> WHAT YOU WILL DO: Nothing but the lines from the top of the data to the line holding "(0,0) rectangle (1365,787);" should be printed, word for word and both ends included; leave the pictures out.

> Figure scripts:
· · · · ·

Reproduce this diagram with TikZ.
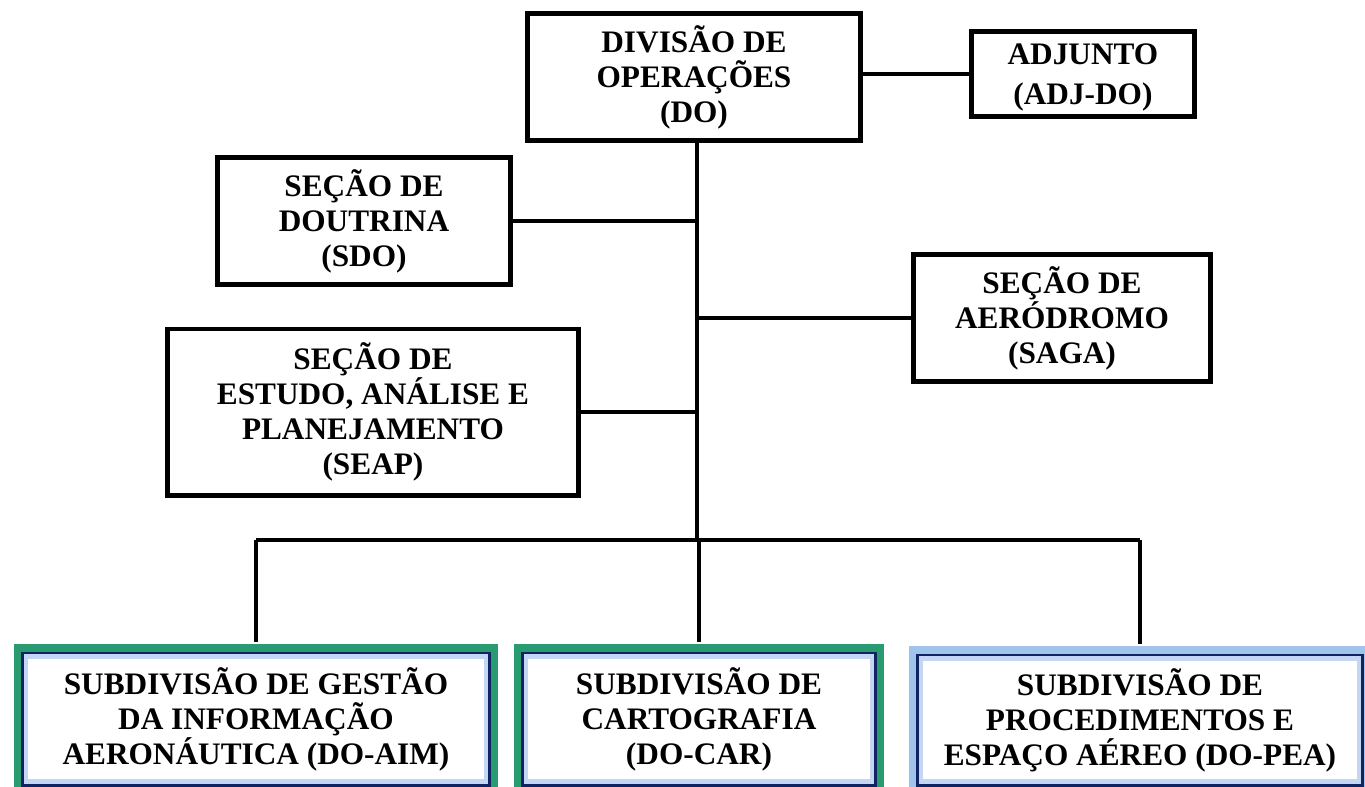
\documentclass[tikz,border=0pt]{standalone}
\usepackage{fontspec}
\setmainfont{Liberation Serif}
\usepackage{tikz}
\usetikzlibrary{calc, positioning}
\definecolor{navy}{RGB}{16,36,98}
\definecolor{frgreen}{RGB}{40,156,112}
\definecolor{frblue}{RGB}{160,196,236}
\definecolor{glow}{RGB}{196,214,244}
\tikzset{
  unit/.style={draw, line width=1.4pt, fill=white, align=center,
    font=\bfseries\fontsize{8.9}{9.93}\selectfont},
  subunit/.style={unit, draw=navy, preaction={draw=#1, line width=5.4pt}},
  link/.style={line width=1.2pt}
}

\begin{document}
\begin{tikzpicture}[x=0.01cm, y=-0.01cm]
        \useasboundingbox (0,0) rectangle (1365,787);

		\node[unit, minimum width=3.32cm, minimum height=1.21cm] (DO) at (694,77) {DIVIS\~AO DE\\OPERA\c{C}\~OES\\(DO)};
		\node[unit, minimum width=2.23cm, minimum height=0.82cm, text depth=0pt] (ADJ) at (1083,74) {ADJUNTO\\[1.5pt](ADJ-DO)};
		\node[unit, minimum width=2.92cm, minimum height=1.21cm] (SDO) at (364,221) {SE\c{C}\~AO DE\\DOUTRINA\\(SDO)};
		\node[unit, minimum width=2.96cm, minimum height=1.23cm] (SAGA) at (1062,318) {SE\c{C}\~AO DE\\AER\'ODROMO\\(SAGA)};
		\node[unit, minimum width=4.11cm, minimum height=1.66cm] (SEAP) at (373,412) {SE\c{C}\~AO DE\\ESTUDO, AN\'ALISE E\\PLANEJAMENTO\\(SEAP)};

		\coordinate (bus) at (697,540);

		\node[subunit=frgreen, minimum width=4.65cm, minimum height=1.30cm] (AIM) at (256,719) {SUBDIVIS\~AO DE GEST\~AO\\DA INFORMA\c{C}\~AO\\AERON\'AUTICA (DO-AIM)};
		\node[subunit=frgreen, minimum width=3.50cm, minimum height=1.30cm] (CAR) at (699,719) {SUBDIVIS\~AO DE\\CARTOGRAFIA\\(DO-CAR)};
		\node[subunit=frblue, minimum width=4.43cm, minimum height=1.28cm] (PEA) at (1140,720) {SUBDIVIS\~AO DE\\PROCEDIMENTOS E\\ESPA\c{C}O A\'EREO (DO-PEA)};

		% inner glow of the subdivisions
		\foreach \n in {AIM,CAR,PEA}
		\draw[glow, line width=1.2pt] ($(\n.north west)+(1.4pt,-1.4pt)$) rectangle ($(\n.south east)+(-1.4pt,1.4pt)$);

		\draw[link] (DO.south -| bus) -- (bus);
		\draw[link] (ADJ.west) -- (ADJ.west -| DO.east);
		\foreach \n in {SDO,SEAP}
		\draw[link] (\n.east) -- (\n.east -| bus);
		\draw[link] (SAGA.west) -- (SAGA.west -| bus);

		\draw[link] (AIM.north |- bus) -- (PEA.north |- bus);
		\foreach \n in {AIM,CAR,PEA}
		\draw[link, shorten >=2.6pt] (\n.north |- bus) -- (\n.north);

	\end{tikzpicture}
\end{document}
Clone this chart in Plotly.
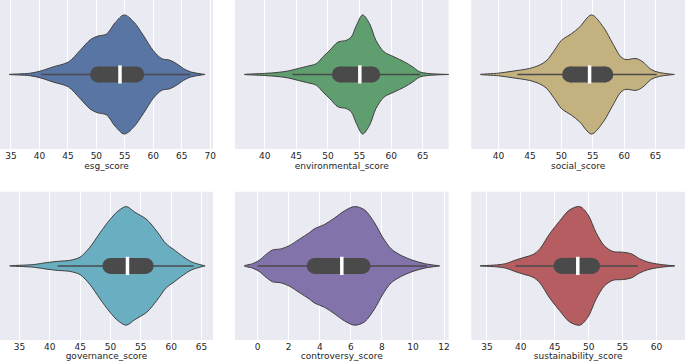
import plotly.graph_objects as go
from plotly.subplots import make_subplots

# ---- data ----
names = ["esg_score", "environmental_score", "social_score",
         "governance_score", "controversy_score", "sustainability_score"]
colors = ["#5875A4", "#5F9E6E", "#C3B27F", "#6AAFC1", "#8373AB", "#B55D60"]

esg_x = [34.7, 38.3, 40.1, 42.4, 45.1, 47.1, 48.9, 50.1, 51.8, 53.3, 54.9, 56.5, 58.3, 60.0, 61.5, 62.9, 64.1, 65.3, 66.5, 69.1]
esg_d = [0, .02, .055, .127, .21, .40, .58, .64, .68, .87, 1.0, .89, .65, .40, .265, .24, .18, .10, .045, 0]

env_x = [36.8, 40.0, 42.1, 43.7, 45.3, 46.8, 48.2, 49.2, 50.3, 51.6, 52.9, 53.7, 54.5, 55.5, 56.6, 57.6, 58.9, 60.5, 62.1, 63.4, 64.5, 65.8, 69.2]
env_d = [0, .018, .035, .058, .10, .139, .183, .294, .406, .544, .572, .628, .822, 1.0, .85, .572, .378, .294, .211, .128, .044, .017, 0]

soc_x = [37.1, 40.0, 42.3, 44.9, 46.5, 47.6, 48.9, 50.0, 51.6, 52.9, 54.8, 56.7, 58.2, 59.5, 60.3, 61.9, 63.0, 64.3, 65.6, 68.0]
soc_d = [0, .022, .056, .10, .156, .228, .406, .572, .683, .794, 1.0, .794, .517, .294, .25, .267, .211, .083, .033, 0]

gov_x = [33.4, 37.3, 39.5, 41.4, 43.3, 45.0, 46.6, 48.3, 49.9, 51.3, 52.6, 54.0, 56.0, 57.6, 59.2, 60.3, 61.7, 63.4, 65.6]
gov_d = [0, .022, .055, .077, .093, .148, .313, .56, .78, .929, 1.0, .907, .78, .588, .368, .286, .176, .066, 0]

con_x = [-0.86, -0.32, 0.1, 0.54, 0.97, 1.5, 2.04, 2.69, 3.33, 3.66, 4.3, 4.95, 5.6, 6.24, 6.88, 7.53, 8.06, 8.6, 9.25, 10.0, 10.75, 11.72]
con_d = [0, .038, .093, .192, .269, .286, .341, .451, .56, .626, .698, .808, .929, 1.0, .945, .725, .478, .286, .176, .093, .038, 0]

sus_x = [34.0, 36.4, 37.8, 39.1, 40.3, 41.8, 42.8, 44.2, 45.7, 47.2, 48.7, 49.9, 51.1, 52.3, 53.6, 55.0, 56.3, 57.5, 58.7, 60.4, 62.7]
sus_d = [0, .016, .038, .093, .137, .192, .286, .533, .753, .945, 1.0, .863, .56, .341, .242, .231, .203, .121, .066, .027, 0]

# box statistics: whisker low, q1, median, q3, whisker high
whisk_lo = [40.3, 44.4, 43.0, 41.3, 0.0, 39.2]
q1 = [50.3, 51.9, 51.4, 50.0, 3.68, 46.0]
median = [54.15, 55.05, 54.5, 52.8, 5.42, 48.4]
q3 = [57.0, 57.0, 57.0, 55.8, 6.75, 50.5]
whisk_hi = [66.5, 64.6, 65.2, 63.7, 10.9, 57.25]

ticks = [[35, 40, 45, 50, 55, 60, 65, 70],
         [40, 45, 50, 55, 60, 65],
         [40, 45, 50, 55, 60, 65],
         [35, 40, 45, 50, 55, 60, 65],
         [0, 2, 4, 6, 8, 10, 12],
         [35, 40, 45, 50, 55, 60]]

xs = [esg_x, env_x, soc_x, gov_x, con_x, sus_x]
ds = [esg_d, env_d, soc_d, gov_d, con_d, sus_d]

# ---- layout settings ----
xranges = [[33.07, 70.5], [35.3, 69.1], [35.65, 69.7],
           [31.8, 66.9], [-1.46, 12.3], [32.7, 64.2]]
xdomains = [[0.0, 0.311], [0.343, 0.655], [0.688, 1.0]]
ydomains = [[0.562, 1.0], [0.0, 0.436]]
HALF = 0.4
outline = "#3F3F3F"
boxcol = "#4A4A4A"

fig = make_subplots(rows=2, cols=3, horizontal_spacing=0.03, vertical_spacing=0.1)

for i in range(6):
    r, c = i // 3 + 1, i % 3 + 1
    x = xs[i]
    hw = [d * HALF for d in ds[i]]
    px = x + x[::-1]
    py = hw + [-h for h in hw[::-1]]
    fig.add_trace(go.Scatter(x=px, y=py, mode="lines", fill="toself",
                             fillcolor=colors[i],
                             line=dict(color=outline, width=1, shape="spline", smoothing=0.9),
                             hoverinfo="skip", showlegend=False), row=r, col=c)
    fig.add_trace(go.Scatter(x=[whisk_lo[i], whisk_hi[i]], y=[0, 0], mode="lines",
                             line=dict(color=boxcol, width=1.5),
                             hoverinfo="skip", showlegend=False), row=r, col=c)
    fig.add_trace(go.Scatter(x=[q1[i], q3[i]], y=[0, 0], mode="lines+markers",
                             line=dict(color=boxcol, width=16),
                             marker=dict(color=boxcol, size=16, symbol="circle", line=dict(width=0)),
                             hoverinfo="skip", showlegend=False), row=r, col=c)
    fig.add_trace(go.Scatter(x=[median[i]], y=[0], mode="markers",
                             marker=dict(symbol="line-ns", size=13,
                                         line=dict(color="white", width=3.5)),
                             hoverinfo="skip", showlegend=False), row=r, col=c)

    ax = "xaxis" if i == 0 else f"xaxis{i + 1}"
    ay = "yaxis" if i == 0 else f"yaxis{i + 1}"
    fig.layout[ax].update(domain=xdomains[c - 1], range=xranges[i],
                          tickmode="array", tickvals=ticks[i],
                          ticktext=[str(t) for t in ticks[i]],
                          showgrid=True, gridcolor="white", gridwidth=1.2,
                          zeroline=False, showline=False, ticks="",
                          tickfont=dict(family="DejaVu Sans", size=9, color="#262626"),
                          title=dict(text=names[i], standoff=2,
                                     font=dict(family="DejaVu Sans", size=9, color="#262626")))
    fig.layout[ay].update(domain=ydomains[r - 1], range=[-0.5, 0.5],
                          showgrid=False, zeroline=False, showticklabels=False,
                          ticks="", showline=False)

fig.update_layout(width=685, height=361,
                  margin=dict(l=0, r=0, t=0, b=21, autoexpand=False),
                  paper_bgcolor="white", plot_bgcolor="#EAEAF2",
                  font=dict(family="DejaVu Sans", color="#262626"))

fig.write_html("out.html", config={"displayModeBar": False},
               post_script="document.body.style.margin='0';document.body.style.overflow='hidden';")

· · · · ·

> SOLUTION TO THIS TASK:
Reproduce this diagram with TikZ.
\documentclass[tikz,border=0pt]{standalone}
\usepackage{fontspec}
\setmainfont{Liberation Serif}
\usepackage{tikz}
\usetikzlibrary{calc, positioning}
\definecolor{navy}{RGB}{16,36,98}
\definecolor{frgreen}{RGB}{40,156,112}
\definecolor{frblue}{RGB}{160,196,236}
\definecolor{glow}{RGB}{196,214,244}
\tikzset{
  unit/.style={draw, line width=1.4pt, fill=white, align=center,
    font=\bfseries\fontsize{8.9}{9.93}\selectfont},
  subunit/.style={unit, draw=navy, preaction={draw=#1, line width=5.4pt}},
  link/.style={line width=1.2pt}
}

\begin{document}
\begin{tikzpicture}[x=0.01cm, y=-0.01cm]
        \useasboundingbox (0,0) rectangle (1365,787);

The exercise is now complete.